No.172
株式会社恵学社
代表取締役
岡 健作さん
「第二言語習得研究」を軸にした塾と言われても、どんなものかよくわからないと思います。ですが、最も効率的な学びの手法で、目標に対して短期間で結果を出す塾、と聞けば興味が湧くかもしれません。
私が学習塾経営に至る道のりは、学生時代に4年間塾講師をやっていて教育の仕事に就きたいと思ったところからスタートしています。卒業後は、一度メーカーに営業職として就職し、営業やマーケティングを3年ほど学ばせていただきました。その後、再び学習塾で働くことになりましたが、営業時代に培った「もっとこうしたほうが集客できる」というマーケティングの視点が役立ち、その塾がはじまって以来の集客を達成。その塾で2番目の集客実績を誇る同僚と、「自分たちでやってみよう!」という話になり、起業を決意しました。そこに、元教え子で立命館大学の大学院で「第二言語習得研究」を研究しているメンバーも加わって、「第二言語習得研究」を主軸にした、難関校を目指す学習塾『烏丸学び舎(からすままなびや)』(※2020年4月からは別会社が運営)を2010年にスタートしました。

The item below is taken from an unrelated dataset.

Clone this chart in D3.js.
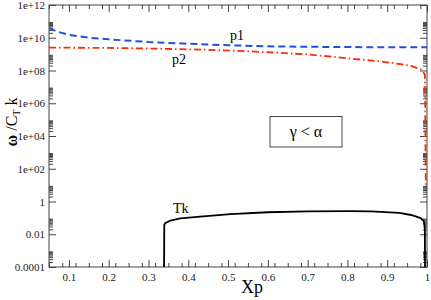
<!DOCTYPE html>
<html><head><meta charset="utf-8">
<script src="https://cdn.jsdelivr.net/npm/d3@7"></script>
<style>
html,body{margin:0;padding:0;background:#fff;}
svg{display:block;font-family:"Liberation Serif","DejaVu Serif",serif;}
</style></head>
<body><svg id="c" width="431" height="300"></svg>
<script>
// ---- data ----
const xTicks = [0.1,0.2,0.3,0.4,0.5,0.6,0.7,0.8,0.9,1.0];
const xTickLabels = ["0.1","0.2","0.3","0.4","0.5","0.6","0.7","0.8","0.9","1"];
const yTicks = [1e-4,1e-2,1,1e2,1e4,1e6,1e8,1e10,1e12];
const yTickLabels = ["0.0001","0.01","1","1e+02","1e+04","1e+06","1e+08","1e+10","1e+12"];

const p1X = [0.05,0.07,0.1,0.15,0.2,0.3,0.4,0.5,0.6,0.7,0.8,0.9,1.0];
const p1Y = [4.0e10,2.4e10,1.5e10,1.0e10,8e9,5.5e9,4.3e9,3.5e9,3.0e9,2.8e9,2.7e9,2.6e9,2.6e9];

const p2X = [0.05,0.2,0.3,0.43,0.55,0.63,0.7,0.76,0.82,0.88,0.93,0.96,0.984,0.9946,0.9955,0.996,0.997];
const p2Y = [2.5e9,2.4e9,2.2e9,1.9e9,1.5e9,1.2e9,9.5e8,7e8,5e8,3.7e8,2.5e8,1.9e8,1.2e8,5.8e7,1e6,1e4,1e1];

const tkX = [0.3392,0.3397,0.342,0.355,0.38,0.43,0.506,0.6,0.7,0.8,0.86,0.93,0.96,0.984,0.992,0.9946,0.995];
const tkY = [1e-4,0.037,0.048,0.069,0.092,0.12,0.17,0.22,0.25,0.26,0.25,0.2,0.15,0.096,0.063,0.03,1e-4];

// ---- layout ----
const svg = d3.select("#c");
const L=49, R=427, T=5, B=267;
const x = d3.scaleLinear().domain([0.05,1.0]).range([L,R]);
const y = d3.scaleLog().domain([1e-4,1e12]).range([B,T]);
const axisCol = "#444";

const defs = svg.append("defs");
defs.append("clipPath").attr("id","clip").append("rect")
  .attr("x",L).attr("y",T).attr("width",R-L).attr("height",B-T);

// minor ticks lists
const xMinor = d3.range(0,30).map(i=>0.05+ i*(0.1/3)).filter(v=>v>0.0499 && v<1.0001 && Math.abs(Math.round(v*10)-v*10)>1e-6);
const yMinor = [];
for (let e=-4; e<12; e+=2){ for (let m=2;m<=9;m++) yMinor.push(m*Math.pow(10,e)); }

const g = svg.append("g");
const bottomMajor = d3.axisBottom(x).tickValues(xTicks).tickSize(-7).tickFormat("");
const bottomMinor = d3.axisBottom(x).tickValues(xMinor).tickSize(-4).tickFormat("");
const topMajor = d3.axisTop(x).tickValues(xTicks).tickSize(-7).tickFormat("");
const topMinor = d3.axisTop(x).tickValues(xMinor).tickSize(-4).tickFormat("");
const leftMajor = d3.axisLeft(y).tickValues(yTicks).tickSize(-7).tickFormat("");
const leftMinor = d3.axisLeft(y).tickValues(yMinor).tickSize(-4).tickFormat("");
const rightMajor = d3.axisRight(y).tickValues(yTicks).tickSize(-7).tickFormat("");
const rightMinor = d3.axisRight(y).tickValues(yMinor).tickSize(-4).tickFormat("");

function put(ax, tx, ty){
  const a = g.append("g").attr("transform",`translate(${tx},${ty})`).call(ax);
  a.select(".domain").remove();
  a.selectAll("line").attr("stroke",axisCol).attr("stroke-width",1);
  return a;
}
put(bottomMajor,0,B); put(bottomMinor,0,B);
put(topMajor,0,T); put(topMinor,0,T);
put(leftMajor,L,0); put(leftMinor,L,0);
put(rightMajor,R,0); put(rightMinor,R,0);

g.append("rect").attr("x",L).attr("y",T).attr("width",R-L).attr("height",B-T)
  .attr("fill","none").attr("stroke",axisCol).attr("stroke-width",1);

const xl = d3.axisBottom(x).tickValues(xTicks).tickSize(0).tickPadding(6)
  .tickFormat((d,i)=>xTickLabels[i]);
const xa = g.append("g").attr("transform",`translate(0,${B})`).call(xl);
xa.select(".domain").remove();
xa.selectAll("text").attr("font-family","Liberation Serif").attr("font-size",11).attr("fill","#222");

const yl = d3.axisLeft(y).tickValues(yTicks).tickSize(0).tickPadding(4)
  .tickFormat((d,i)=>yTickLabels[i]);
const ya = g.append("g").attr("transform",`translate(${L},0)`).call(yl);
ya.select(".domain").remove();
ya.selectAll("text").attr("font-family","Liberation Serif").attr("font-size",11).attr("fill","#222");

const line = d3.line().x(d=>x(d[0])).y(d=>y(d[1]));
const plot = svg.append("g").attr("clip-path","url(#clip)");
plot.append("path").datum(p1X.map((v,i)=>[v,p1Y[i]])).attr("d",line)
  .attr("fill","none").attr("stroke","#1f4fe0").attr("stroke-width",2)
  .attr("stroke-dasharray","7,4");
plot.append("path").datum(p2X.map((v,i)=>[v,p2Y[i]])).attr("d",line)
  .attr("fill","none").attr("stroke","#ff2a00").attr("stroke-width",1.8)
  .attr("stroke-dasharray","7,3,1.5,3");
plot.append("path").datum(tkX.map((v,i)=>[v,tkY[i]])).attr("d",line)
  .attr("fill","none").attr("stroke","#000").attr("stroke-width",1.8);

const lab = svg.append("g").attr("font-family","Liberation Serif").attr("font-size",14).attr("fill","#000");
lab.append("text").attr("x",230).attr("y",40).text("p1");
lab.append("text").attr("x",172).attr("y",64).text("p2");
lab.append("text").attr("x",173).attr("y",213).text("Tk");

svg.append("rect").attr("x",270).attr("y",116.5).attr("width",72).attr("height",30.5)
  .attr("fill","#fff").attr("stroke","#444").attr("stroke-width",1);
svg.append("text").attr("x",306).attr("y",137).attr("text-anchor","middle")
  .attr("font-family","Liberation Serif").attr("font-size",16).text("γ < α");

svg.append("text").attr("x",252).attr("y",293).attr("text-anchor","middle")
  .attr("font-family","Liberation Serif").attr("font-size",18).text("Xp");
const yt = svg.append("text").attr("transform","translate(17,122) rotate(-90)")
  .attr("text-anchor","middle").attr("font-family","Liberation Serif").attr("font-size",16);
yt.append("tspan").attr("font-weight","bold").text("ω");
yt.append("tspan").text(" /C");
yt.append("tspan").attr("font-size",10).attr("dy",3).text("T");
yt.append("tspan").attr("dy",-3).text(" k");
</script></body></html>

「第二言語習得研究」とは、母語以外の言葉を身につける仕組みやプロセスを、脳科学や心理学、言語学などのさまざまな視点から研究する学問。どう身につけるかがわかると、どういうトレーニングすればよいのかがエビデンスをもってわかってくる。だからこそ、無駄を省いた短期間での学習が可能になります。ただ、立ち上げ当初は、「第二言語習得研究」と言われても多くの人がピンとこない。塾の出だしは好調だとは言い難いものでしたが、短期間で偏差値が見違えるほど上がったなどといった具体的な成果に伴い認知度も上がり、半年後には生徒数も飛躍的に増えていきました。短期間の成績アップという点では、短期集中型の英語講座も好評で、受験英語以上に実践的な社会人向け英語トレーニングにより効果があると考え、2015年に英語のパーソナルジム「ENGLISH COMPANY」を設立。当時は、第二言語習得研究を用いたマンツーマン指導がなかったので、スタートと同時に大きな反響がありました。
「ENGLISH COMPANY」は、東京を中心に14教室を展開しており、これまで5,000人近くの卒業生がいます。ありがたいことに受講待ちの人数が500名を超える状況のため、グループレッスンやオンラインコースなども導入しはじめました。創業期は見向きもされなかった「第二言語習得研究」ですが、今では類似サービスも多く見受けられます。当社としては、しっかりとした学問に裏打ちされたメソッドに沿って、地道に成果を出してきた自信と誇りをもって「ENGLISH COMPANY」のファンを増やしていきたいと思っています。
勉強に近道はありません。根性論も効果がありません。ただ、変な回り道をせず、正しい方法を知りまっすぐな道を行ってほしい。それが、当社のコンセプト「Study Smart」に込められています。そんな私にとって、働くことはバリューを生んでいくこと。何かを新しく学びたい人、夢のためにスキルを身につけたい人たちが、軽やかに走り出せるような環境を創り価値あることを提供していくためにも、日々創意工夫を重ねています。
株式会社恵学社
代表取締役
岡 健作(おか けんさく)さん
1977年生まれ、福岡出身。同志社大学(文学部英文学科)在籍中から英語教育に関わる。大手学習塾の講師・教室長を経て、2010年に京都で恵学社を創業。
“ Study Smart ”(学びをもっと合理的でクールなものに)をコンセプトに、第二言語習得研究(SLA:Second Language Acquisition)などの科学的な知見を実際的な学びの場に落とし込んだ予備校「烏丸学び舎」(※2020年4月からは別会社が運営)を立ち上げる。予備校で培った英語指導ノウハウを活かした社会人向けの英語のパーソナルジムENGLISH COMPANYを2015年に設立。その他、学びやスキルアップにまつわるアプリ開発なども行っている。